Iran to Lodge Complaint against US over Visa Denial for UN Envoy
TEHRAN (Tasnim) — Iran plans to file a lawsuit against the US for its decision to refuse a visa to Hamid Aboutalebi, Tehran’s newly-appointed ambassador to the United Nations, Iranian Foreign Ministry Spokeswoman Marzieh Afkham said.
“The US move to deny a visa to the Islamic Republic of Iran’s permanent representative and ambassador to the UN is in violation of the international laws and contrary to agreements signed between the UN and the US government,” Afkham stated on Sunday evening.
Iran is pursuing the case through official channels, the Iranian Foreign Ministry Spokeswoman added.

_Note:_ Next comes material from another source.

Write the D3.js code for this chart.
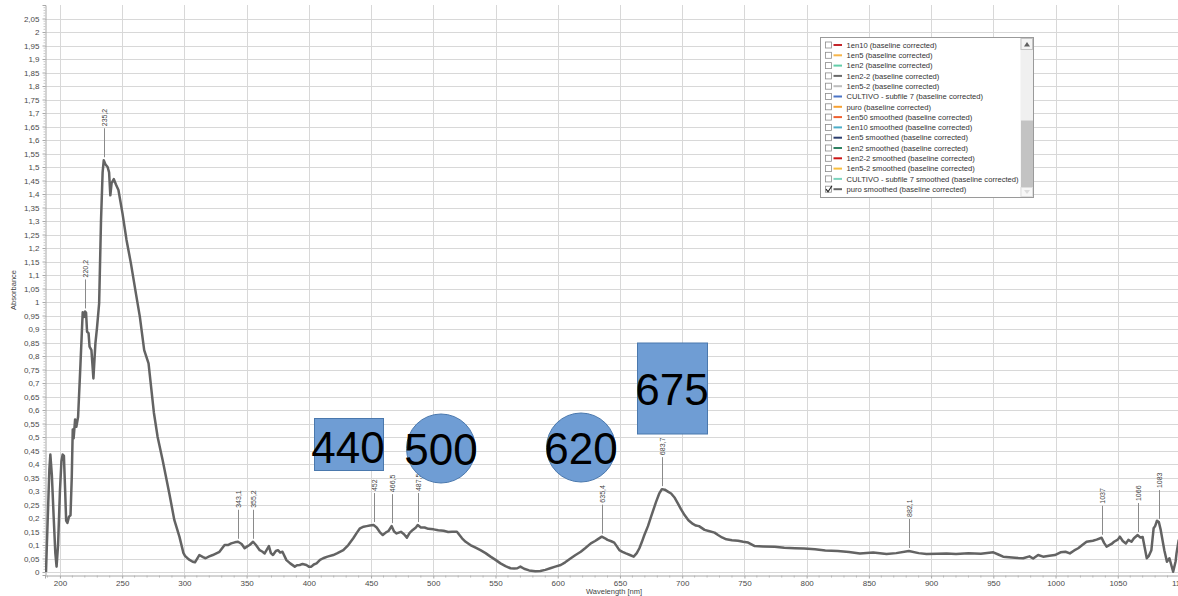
<!DOCTYPE html>
<html>
<head>
<meta charset="utf-8">
<script src="https://cdn.jsdelivr.net/npm/d3@7"></script>
<style>
  html, body { margin: 0; padding: 0; background: #fff; }
  svg { display: block; font-family: "Liberation Sans", Arial, sans-serif; }
</style>
</head>
<body>
<svg id="chart" width="1178" height="596"></svg>
<script>
// Absorption spectrum "puro smoothed (baseline corrected)"
const wavelengths = [
  188.8, 189.5, 191.5, 192.3, 193.5, 195, 196.3, 197.3, 198.5, 200, 201.2, 202.2, 203.2, 204.2, 205, 206, 207.3, 208.5, 209.5, 210.3,
  211, 212.2, 213.2, 214.6, 216.5, 218.3, 219.5, 220.2, 221, 221.8, 223, 223.8, 225.3, 226.9, 228.5, 229.8, 231.5, 233, 234.3, 235.2,
  236.5, 238.3, 239.5, 240.5, 241.5, 243.3, 245, 247, 250.2, 253.5, 257, 261, 264.2, 267.7, 271.2, 275.5, 278.5, 282.5, 287.9, 291.9,
  296, 299.2, 300.5, 303.5, 306.7, 308.5, 312, 315, 317, 320, 322.8, 328.2, 332.3, 335, 337.6, 340.5, 343.1, 346, 348.4, 350.5,
  352.4, 355.2, 357.5, 360.5, 362.5, 364.5, 366.5, 367.9, 369.5, 371.2, 373.5, 375.2, 377, 378.8, 382, 385, 388.7, 390.5, 392.7, 395,
  398, 400, 402, 404, 406.2, 409, 411.5, 415, 419.6, 423, 427.7, 431.7, 435.7, 438.5, 441.1, 444, 446.5, 449, 452, 454.5,
  457, 459.4, 462, 464, 466.5, 468.5, 470.5, 474, 476.5, 478.8, 481, 483.5, 486, 487.5, 490, 493, 496, 500.3, 504, 508.3,
  512, 515, 519, 523.1, 526, 529.8, 534, 537.9, 542, 546, 550, 554, 558, 562, 565, 567.5, 570, 573, 577, 582,
  586, 590, 594, 598, 602.4, 606, 610.5, 614, 618.5, 622, 626.6, 630, 632, 635.4, 638, 640, 643, 645.4, 647.5, 649.5,
  652, 654.8, 658, 661, 663.5, 665.6, 667.5, 669.6, 672.5, 675, 679, 681.5, 683.7, 686, 688.5, 691.1, 694, 696.5, 699, 701.9,
  705, 708.6, 711, 713.5, 718, 722, 726, 728.8, 732, 735.5, 740, 744.9, 749, 753, 758.3, 765, 774.4, 782, 790.6, 798,
  806.7, 815, 825, 834, 842.8, 853.5, 864.2, 872, 882.1, 890, 896.3, 905, 912.4, 920, 930, 940, 950, 954, 957.9, 965,
  970, 974, 979, 982, 986, 990, 995, 999.5, 1004, 1008, 1011.5, 1015, 1018.2, 1021.5, 1024.9, 1030, 1033, 1037, 1039, 1041,
  1045, 1047, 1050, 1051.7, 1054, 1056.5, 1058.5, 1061, 1063, 1066, 1068, 1070, 1073.3, 1075, 1077, 1078.8, 1080, 1081.5, 1083, 1084.5,
  1087.4, 1089.5, 1091.5, 1094.5, 1096.5, 1097.2, 1099
];
const absorbance = [
  0.0, 0.1, 0.38, 0.435, 0.36, 0.2, 0.07, 0.02, 0.1, 0.3, 0.41, 0.435, 0.43, 0.3, 0.19, 0.182, 0.205, 0.21, 0.35, 0.528,
  0.495, 0.565, 0.538, 0.575, 0.77, 0.962, 0.945, 0.965, 0.96, 0.89, 0.885, 0.835, 0.822, 0.717, 0.847, 0.905, 0.995, 1.3, 1.48, 1.525,
  1.51, 1.5, 1.48, 1.395, 1.44, 1.455, 1.435, 1.415, 1.33, 1.23, 1.144, 1.033, 0.946, 0.822, 0.773, 0.59, 0.5, 0.415, 0.291, 0.193,
  0.131, 0.071, 0.06, 0.047, 0.038, 0.036, 0.063, 0.055, 0.051, 0.058, 0.063, 0.075, 0.1, 0.1, 0.106, 0.11, 0.112, 0.104, 0.088, 0.095,
  0.1, 0.112, 0.1, 0.081, 0.076, 0.069, 0.085, 0.096, 0.07, 0.063, 0.078, 0.081, 0.072, 0.075, 0.044, 0.032, 0.02, 0.025, 0.026, 0.03,
  0.026, 0.02, 0.02, 0.028, 0.032, 0.045, 0.051, 0.057, 0.063, 0.07, 0.081, 0.1, 0.125, 0.145, 0.162, 0.168, 0.17, 0.172, 0.174, 0.165,
  0.148, 0.137, 0.147, 0.152, 0.17, 0.15, 0.143, 0.149, 0.14, 0.127, 0.145, 0.156, 0.165, 0.174, 0.165, 0.165, 0.16, 0.158, 0.155, 0.153,
  0.148, 0.149, 0.149, 0.125, 0.112, 0.1, 0.09, 0.081, 0.07, 0.057, 0.045, 0.032, 0.022, 0.014, 0.013, 0.014, 0.02, 0.012, 0.006, 0.003,
  0.004, 0.008, 0.014, 0.02, 0.026, 0.036, 0.051, 0.062, 0.075, 0.088, 0.106, 0.115, 0.121, 0.131, 0.125, 0.119, 0.114, 0.109, 0.095, 0.081,
  0.075, 0.069, 0.063, 0.057, 0.07, 0.088, 0.11, 0.137, 0.17, 0.205, 0.26, 0.29, 0.307, 0.305, 0.298, 0.291, 0.275, 0.254, 0.233, 0.211,
  0.192, 0.178, 0.172, 0.17, 0.156, 0.151, 0.146, 0.137, 0.128, 0.121, 0.118, 0.116, 0.112, 0.109, 0.096, 0.095, 0.094, 0.09, 0.088, 0.087,
  0.084, 0.08, 0.078, 0.074, 0.069, 0.072, 0.067, 0.07, 0.078, 0.07, 0.067, 0.068, 0.069, 0.067, 0.07, 0.068, 0.073, 0.065, 0.057, 0.054,
  0.052, 0.051, 0.058, 0.05, 0.063, 0.057, 0.06, 0.063, 0.073, 0.075, 0.069, 0.08, 0.088, 0.1, 0.112, 0.116, 0.12, 0.127, 0.108, 0.094,
  0.104, 0.112, 0.12, 0.131, 0.115, 0.106, 0.119, 0.112, 0.125, 0.137, 0.128, 0.13, 0.051, 0.06, 0.081, 0.162, 0.17, 0.19, 0.185, 0.156,
  0.081, 0.038, 0.051, 0.001, 0.04, 0.069, 0.12
];

// Peak markers (wavelength in nm)
const peakWavelengths = [220.2, 235.2, 343.1, 355.2, 452, 466.5, 487.5, 635.4, 683.7, 882.1, 1037, 1066, 1083];

// Axis ticks
const xTickValues = [200, 250, 300, 350, 400, 450, 500, 550, 600, 650, 700, 750, 800, 850, 900, 950, 1000, 1050, 1100];
const yTickValues = d3.range(0, 41 + 1).map(i => +(i * 0.05).toFixed(2));

// Legend entries
const legendNames = [
  "1en10 (baseline corrected)", "1en5 (baseline corrected)", "1en2 (baseline corrected)",
  "1en2-2 (baseline corrected)", "1en5-2 (baseline corrected)", "CULTIVO - subfile 7 (baseline corrected)",
  "puro (baseline corrected)", "1en50 smoothed (baseline corrected)", "1en10 smoothed (baseline corrected)",
  "1en5 smoothed (baseline corrected)", "1en2 smoothed (baseline corrected)", "1en2-2 smoothed (baseline corrected)",
  "1en5-2 smoothed (baseline corrected)", "CULTIVO - subfile 7 smoothed (baseline corrected)", "puro smoothed (baseline corrected)"
];
const legendColors = [
  "#c4262b", "#f6b54a", "#62cda8", "#6a6a6a", "#bdbdbd", "#4b74c6", "#f6a133", "#ee6030",
  "#4cadc8", "#2c3e6e", "#2f8262", "#cc1515", "#f8bd3d", "#7bd3bd", "#666666"
];
const legendChecked = [false, false, false, false, false, false, false, false, false, false, false, false, false, false, true];

// Highlighted wavelength bands drawn over the plot
const bandLabels = ["440", "500", "620", "675"];

const svg = d3.select("#chart");
const W = 1178, H = 596;
const margin = { left: 45, top: 5, bottom: 21 };

const x = d3.scaleLinear().domain([188, 1100]).range([margin.left, 1180]);
const y = d3.scaleLinear().domain([-0.011, 2.1]).range([H - margin.bottom, margin.top]);
const fmt = v => String(+v.toFixed(2)).replace(".", ",");

// Plot clip
svg.append("defs").append("clipPath").attr("id", "plotClip")
  .append("rect").attr("x", margin.left).attr("y", margin.top)
  .attr("width", W - margin.left).attr("height", H - margin.bottom - margin.top);

// Grid
const grid = svg.append("g").attr("stroke", "#d8d8d8").attr("stroke-width", 1);
grid.selectAll(".hg").data(yTickValues).join("line")
  .attr("x1", margin.left).attr("x2", W)
  .attr("y1", d => Math.round(y(d)) + 0.5).attr("y2", d => Math.round(y(d)) + 0.5);
grid.selectAll(".vg").data(xTickValues).join("line")
  .attr("y1", margin.top).attr("y2", H - margin.bottom)
  .attr("x1", d => Math.round(x(d)) + 0.5).attr("x2", d => Math.round(x(d)) + 0.5);

// Axes
const xAxis = d3.axisBottom(x).tickValues(xTickValues).tickSize(3).tickPadding(2).tickFormat(d => d);
const gx = svg.append("g").attr("transform", `translate(0,${H - margin.bottom + 0.5})`).call(xAxis);
const xMinor = d3.range(190, 1101, 10).filter(v => v % 50 !== 0);
gx.selectAll(".minor").data(xMinor).join("line").attr("class", "minor")
  .attr("x1", d => x(d)).attr("x2", d => x(d)).attr("y1", 0).attr("y2", 2).attr("stroke", "#b5b5b5");

const yAxis = d3.axisLeft(y).tickValues(yTickValues).tickSize(3).tickPadding(3).tickFormat(fmt);
const gy = svg.append("g").attr("transform", `translate(${margin.left + 0.5},0)`).call(yAxis);
const yMinor = d3.range(0, 211).map(i => i * 0.01).filter((v, i) => i % 5 !== 0 && v <= 2.09);
gy.selectAll(".minor").data(yMinor).join("line").attr("class", "minor")
  .attr("x1", -2).attr("x2", 0).attr("y1", d => y(d)).attr("y2", d => y(d)).attr("stroke", "#c8c8c8");

[gx, gy].forEach(g => {
  g.select(".domain").attr("stroke", "#a8a8a8");
  g.selectAll(".tick line").attr("stroke", "#a8a8a8");
  g.selectAll(".tick text").attr("fill", "#4a4a4a").style("font-size", "8px")
    .style("font-family", "'Liberation Sans', Arial, sans-serif");
});

// Axis titles
svg.append("text").attr("x", 614).attr("y", 594).attr("text-anchor", "middle")
  .attr("fill", "#444444").style("font-size", "7.5px").text("Wavelength [nm]");
svg.append("text").attr("transform", `translate(16,${(margin.top + H - margin.bottom) / 2}) rotate(-90)`)
  .attr("text-anchor", "middle").attr("fill", "#444444").style("font-size", "7.5px").text("Absorbance");

// Spectrum
const spectrum = wavelengths.map((w, i) => ({ w, a: absorbance[i] }));
const line = d3.line().x(d => x(d.w)).y(d => y(d.a));
svg.append("path").datum(spectrum).attr("clip-path", "url(#plotClip)")
  .attr("fill", "none").attr("stroke", "#636363").attr("stroke-width", 2.5)
  .attr("stroke-linejoin", "round").attr("d", line);

// Peak annotations
const valueAt = w => {
  const i = d3.bisector(d => d.w).left(spectrum, w);
  if (i <= 0) return spectrum[0].a;
  if (i >= spectrum.length) return spectrum[spectrum.length - 1].a;
  const p = spectrum[i - 1], q = spectrum[i];
  return p.a + (q.a - p.a) * (w - p.w) / (q.w - p.w);
};
const peaks = svg.append("g");
peakWavelengths.forEach(w => {
  const px = Math.round(x(w)) + 0.5;
  const py = y(valueAt(w)) - 3;
  peaks.append("line").attr("x1", px).attr("x2", px).attr("y1", py).attr("y2", py - 29)
    .attr("stroke", "#8a8a8a").attr("stroke-width", 1);
  peaks.append("text").attr("transform", `translate(${px + 2.5},${py - 31}) rotate(-90)`)
    .attr("fill", "#444").style("font-size", "7px").text(fmt(w));
});

// Highlighted bands
const bands = svg.append("g");
const bandFill = "#6f9dd4", bandStroke = "#4a78ad";
const bandShapes = [
  { kind: "rect", x0: 314, y0: 418, w: 69, h: 52, tx: 348, ty: 463 },
  { kind: "circle", cx: 441, cy: 448.5, r: 34.5, tx: 441, ty: 465 },
  { kind: "circle", cx: 581, cy: 447.5, r: 34.5, tx: 581, ty: 464 },
  { kind: "rect", x0: 637, y0: 342.5, w: 70, h: 91, tx: 672, ty: 405 }
];
bandShapes.forEach((s, i) => {
  if (s.kind === "rect") {
    bands.append("rect").attr("x", s.x0 + 0.5).attr("y", s.y0 + 0.5).attr("width", s.w).attr("height", s.h)
      .attr("fill", bandFill).attr("stroke", bandStroke).attr("stroke-width", 1);
  } else {
    bands.append("circle").attr("cx", s.cx).attr("cy", s.cy).attr("r", s.r)
      .attr("fill", bandFill).attr("stroke", bandStroke).attr("stroke-width", 1);
  }
  bands.append("text").attr("x", s.tx).attr("y", s.ty).attr("text-anchor", "middle")
    .attr("fill", "#000").style("font-size", "44px").text(bandLabels[i]);
});

// Legend panel
const lg = svg.append("g").attr("transform", "translate(820.5,37.5)");
const lgW = 213, lgH = 160;
lg.append("rect").attr("width", lgW).attr("height", lgH).attr("fill", "#fff").attr("stroke", "#9a9a9a");
// scrollbar
const sbX = lgW - 13;
lg.append("rect").attr("x", sbX).attr("y", 0.5).attr("width", 12.5).attr("height", lgH - 1).attr("fill", "#f0f0f0");
lg.append("rect").attr("x", sbX + 0.5).attr("y", 1).attr("width", 11.5).attr("height", 11)
  .attr("fill", "#f4f4f4").attr("stroke", "#c4c4c4");
lg.append("path").attr("d", `M${sbX + 3.5},${9} L${sbX + 9.5},${9} L${sbX + 6.5},${4.5} Z`).attr("fill", "#606060");
lg.append("rect").attr("x", sbX + 0.5).attr("y", 83).attr("width", 12).attr("height", 67).attr("fill", "#c3c3c3");
lg.append("rect").attr("x", sbX + 0.5).attr("y", 150).attr("width", 11.5).attr("height", 9)
  .attr("fill", "#f7f7f7").attr("stroke", "#dedede");
lg.append("path").attr("d", `M${sbX + 3.5},${152.5} L${sbX + 9.5},${152.5} L${sbX + 6.5},${156.5} Z`).attr("fill", "#dcdcdc");

const rows = lg.selectAll(".row").data(legendNames).join("g")
  .attr("transform", (d, i) => `translate(0,${7.5 + i * 10.3})`);
rows.append("rect").attr("x", 5).attr("y", -3).attr("width", 6).attr("height", 6)
  .attr("fill", "#fff").attr("stroke", "#8c8c8c").attr("stroke-width", 0.8);
rows.append("line").attr("x1", 13).attr("x2", 21.5).attr("y1", 0).attr("y2", 0)
  .attr("stroke", (d, i) => legendColors[i]).attr("stroke-width", 2);
rows.append("text").attr("x", 26).attr("y", 2.7).attr("fill", "#333")
  .style("font-size", "7.6px").text(d => d);
rows.filter((d, i) => legendChecked[i]).append("path")
  .attr("d", "M5.5,0 L7.5,2.5 L11.5,-3.5").attr("fill", "none").attr("stroke", "#222").attr("stroke-width", 1.1);
</script>
</body>
</html>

On Tuesday, The Senate voted to bar Hamid Abutalebi from the US and the White House said he will not be welcomed in the country, describing his nomination as “not viable”. The House of Representatives unanimously passed the same legislation on Thursday.
Under a 1947 law that established the headquarters of the United Nations in New York, the United States is obligated to issue visas to diplomats assigned there, even those it finds objectionable.
According to reports, Washington has decided to deny a visa to Abutalebi over his possible involvement in the takeover of the US embassy in Tehran during post-revolution incidents in 1979.
On November 4, 1979, and in less than a year after the victory of the Islamic Revolution that toppled a US-backed monarchy, Iranian university students that called themselves "students following the line of (the late) Imam (Khomeini)" seized the US embassy in Tehran.
The students justified the takeover by insisting that the compound had become a center of espionage and planning to overthrow the newly established Islamic system in Iran.
The students occupying the embassy later published documents proving that the compound was indeed engaged in plans and measures to overthrow the Islamic system.